Mixed news for Burr, despite a lead
By Neil Stevens on July 6, 2010
PPP released its poll on the North Carolina Senate race that I’ve been waiting for since the twitter feed hinted the poll was coming.
Richard Burr leads, but it could be the race tilts slightly toward Elaine Marshall in the long run.
It probably seems odd that when Burr leads by 5, that I’d say it’s not necessarily going well for him, but it isn’t. He only leads 38-33, with Libertarian Michael Beitler at 10. 38 is well below the 50% traditional cutoff for incumbents. I’ve written off incumbents polling higher than Burr is managing to get.
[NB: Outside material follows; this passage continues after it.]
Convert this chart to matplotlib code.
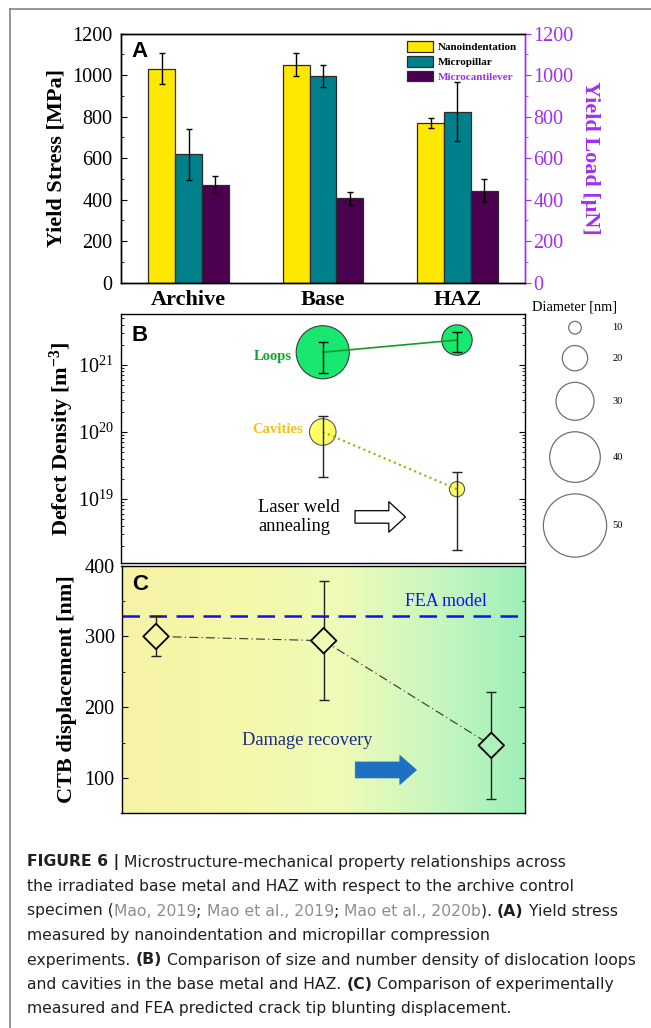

PPP raises the point that the favorability ratings tell an interesting story. Burr is remarkably poorly known for an incumbent with 28% having no opinion. Despite that he’s still underwater at 39 unfavorable to 34 favorable. Meanwhile Marshall is +2 at 22-20, with a 58% majority having no opinion.
As things stand, Burr has to improve his own standing while defining Marshall negatively, while Marshall only has to define herself, because she can be content to let Burr stand in the negative. That gives Burr the tougher job going forward.
But he is starting out ahead, and that of course counts for something. Especially when I think this race could get very ugly, very fast if both candidates start throwing mud to try to crawl over the other.